Vol.XV No.IX Pg.1
November 1978

A "Few" Make History

Robert F. Turner

Some brethren assume the continuity of a faithful, visible, functioning church, from the first Pentecost after Christ's resurrection until now. It must be "assumed" — it can not be proven — nor do I believe either is essential. But on that assumption, there is a "necessary inference" that should shake us up a bit.

If there has always been a "faithful few" it is because there has always been a few who acted independently of the majority — who thought for themselves — who refused to go along with the elders or the preacher "for the sake of peace." History is filled with proof of continual change which constituted apostasy from the divinely ordained standard. Such changes (we do not refer to changes of no scriptural consequences) had to be resisted — by people who knew the difference in essentials and non-essentials, and who refused to accept as a matter of faith or standard for fellowship anything for which there was no divine authority.

In every generation there had to be a few who endured the name "Anti" or its equivalent, and went about the business of maintaining a small (minority) scriptural church regardless of how this affected their secular business and social relations.

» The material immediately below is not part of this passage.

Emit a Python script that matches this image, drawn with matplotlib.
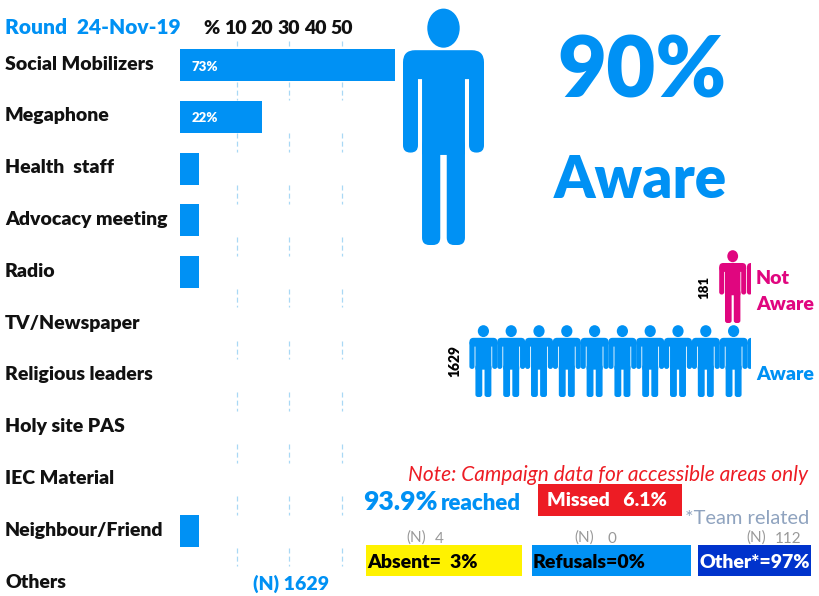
import matplotlib
matplotlib.use("Agg")
import matplotlib.pyplot as plt
from matplotlib.patches import Ellipse, FancyBboxPatch, Rectangle

plt.rcParams['font.family'] = ['Lato', 'DejaVu Sans']

BLUE = '#0091F4'
PINK = '#E0067F'
RED = '#ED1C24'
YELLOW = '#FFF200'
NAVY = '#0033CC'
HEAVY = 800

categories = ['Social Mobilizers', 'Megaphone', 'Health  staff', 'Advocacy meeting',
              'Radio', 'TV/Newspaper', 'Religious leaders', 'Holy site PAS',
              'IEC Material', 'Neighbour/Friend', 'Others']
values = [73, 22, 5, 5, 5, 0, 0, 0, 0, 5, 0]
bar_labels = ['73%', '22%', '', '', '', '', '', '', '', '', '']
top_labels = ['%', '10', '20', '30', '40', '50']
grid_values = [15.3, 29.3, 43.5]

W, H = 819, 596
fig = plt.figure(figsize=(W / 100, H / 100), dpi=100)

# bar panel, right edge cuts the long bar like the person picture does
x0, x1 = 180, 395
ax = fig.add_axes([x0 / W, 0, (x1 - x0) / W, 1])
row_px = 51.8
first_px = 65
ax.set_xlim(0, (x1 - x0) / 3.73)
ax.set_ylim((H - first_px) / row_px, -first_px / row_px)
ax.barh(range(len(values)), values, height=0.62, color=BLUE, zorder=2)
# grid only shows in the gaps between rows
for i in range(-1, 10):
    ax.vlines(grid_values, max(i + 0.32, -0.46), i + 0.68, color='#A9D8F5', lw=0.9,
              linestyles=(0, (4, 2.5)), zorder=1)
for i, lab in enumerate(bar_labels):
    if lab:
        ax.text(3.2, i + 0.03, lab, color='white', fontsize=9.5, fontweight=HEAVY, va='center')
ax.axis('off')

# everything else is placed in pixel coordinates
pg = fig.add_axes([0, 0, 1, 1])
pg.set_xlim(0, W)
pg.set_ylim(H, 0)
pg.axis('off')
pg.patch.set_alpha(0)


def round_rect(x_a, y_a, x_b, y_b, r, color, clip=None):
    p = FancyBboxPatch((x_a, y_a), x_b - x_a, y_b - y_a, boxstyle=f'round,pad=0,rounding_size={r}',
                       fc=color, ec='none')
    pg.add_patch(p)
    if clip is not None:
        p.set_clip_path(clip)


def person(cx, top, w, h, color, clip_x=None, gap=0.05):
    clip = None
    if clip_x is not None:
        clip = Rectangle((cx - w, top), clip_x - cx + w, h, transform=pg.transData)
    head = Ellipse((cx, top + 0.085 * h), 0.40 * w, 0.165 * h, fc=color, ec='none')
    pg.add_patch(head)
    if clip is not None:
        head.set_clip_path(clip)
    ra = 0.09 * w
    body = 0.315 - gap
    round_rect(cx - 0.5 * w, top + 0.178 * h, cx + 0.5 * w, top + 0.30 * h, 0.15 * w, color, clip)
    round_rect(cx - 0.5 * w, top + 0.22 * h, cx - 0.315 * w, top + 0.61 * h, ra, color, clip)
    round_rect(cx + 0.315 * w, top + 0.22 * h, cx + 0.5 * w, top + 0.61 * h, ra, color, clip)
    round_rect(cx - body * w, top + 0.19 * h, cx + body * w, top + 0.62 * h, 0.02 * w, color, clip)
    round_rect(cx - body * w, top + 0.55 * h, cx - 0.04 * w, top + h, ra, color, clip)
    round_rect(cx + 0.04 * w, top + 0.55 * h, cx + body * w, top + h, ra, color, clip)


for i, name in enumerate(categories):
    pg.text(5, 64 + i * 51.8, name, fontsize=14, fontweight=HEAVY, color='#111111', va='center')

pg.text(5, 27, 'Round  24-Nov-19', fontsize=15, fontweight=HEAVY, color=BLUE, va='center')
for lab, x in zip(top_labels, [211, 235, 262, 289, 315, 342]):
    pg.text(x, 28, lab, fontsize=14, fontweight=HEAVY, color='#111111', ha='center', va='center')
pg.text(291, 584, '(N) 1629', fontsize=14, fontweight=HEAVY, color=BLUE, ha='center', va='center')

person(443.5, 8, 81, 237, BLUE)
pg.text(642, 73, '90%', fontsize=61, fontweight=HEAVY, color=BLUE, ha='center', va='center')
pg.text(640, 180, 'Aware', fontsize=42, fontweight=HEAVY, color=BLUE, ha='center', va='center')

# pictogram rows
aware_n = 1629
not_aware_n = 181
for i in range(11):
    person(483.4 + i * 27.8, 325, 28, 72, BLUE, clip_x=751, gap=0.03)
for i in range(2):
    person(732.7 + i * 27.8, 250, 27, 73, PINK, clip_x=751, gap=0.03)
pg.text(704, 287, str(not_aware_n), fontsize=9.5, fontweight=HEAVY, rotation=90, ha='center', va='center')
pg.text(455, 361, str(aware_n), fontsize=10, fontweight=HEAVY, rotation=90, ha='center', va='center')
pg.text(756, 278, 'Not', fontsize=14, fontweight=HEAVY, color=PINK, va='center')
pg.text(756, 304, 'Aware', fontsize=14, fontweight=HEAVY, color=PINK, va='center')
pg.text(756, 374, 'Aware', fontsize=14, fontweight=HEAVY, color=BLUE, va='center')

# campaign summary
pg.text(808, 475, 'Note: Campaign data for accessible areas only', fontsize=15, style='italic',
        color=RED, ha='right', va='center')
pg.text(363, 502, '93.9%', fontsize=19, fontweight=HEAVY, color=BLUE, va='center')
pg.text(441, 503, 'reached', fontsize=16, fontweight=HEAVY, color=BLUE, va='center')
pg.add_patch(Rectangle((538, 484), 144, 32, fc=RED, ec='none'))
pg.text(547, 501, 'Missed   6.1%', fontsize=14, fontweight=HEAVY, color='white', va='center')
pg.text(809, 519, '*Team related', fontsize=14.5, color='#8FA3BF', ha='right', va='center')

boxes = [('Absent=  3%', 366, 522, YELLOW, 'black'),
         ('Refusals=0%', 532, 691, BLUE, 'black'),
         ('Other*=97%', 698, 811, NAVY, 'white')]
for lab, a, b, fc, tc in boxes:
    pg.add_patch(Rectangle((a, 545), b - a, 31, fc=fc, ec='none'))
    pg.text(a + 1, 562, lab, fontsize=14, fontweight=HEAVY, color=tc, va='center')
for x, n, nx in [(416, '4', 439), (584, '0', 612), (756, '112', 788)]:
    pg.text(x, 538, '(N)', fontsize=11, color='#999999', ha='center', va='center')
    pg.text(nx, 539, n, fontsize=11, color='#999999', ha='center', va='center')

fig.savefig('out.png', dpi=100)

The key was, of course, independent Bible study, which directed dedication to Christ rather than to the "party" or popular opinion. The faithful few knew both who and what they believed (2 Tim. 1:12-14), and on this basis they both spoke and acted (2 Cor. 4:13). They had convictions — vital, personal, motivating convictions.

But the folk today who rest their hope upon party affiliation, and seem most anxious to assume the historic continuity of such a party; are often the least informed, and less likely to have strong convictions based upon independent Bible study.

Had you lived in the "dark ages," would you have been among the "faithful few"? We all like to think that we would have been; but the truth can be read in our present day record. Do we stand with the "faithful few" today, regardless of consequences?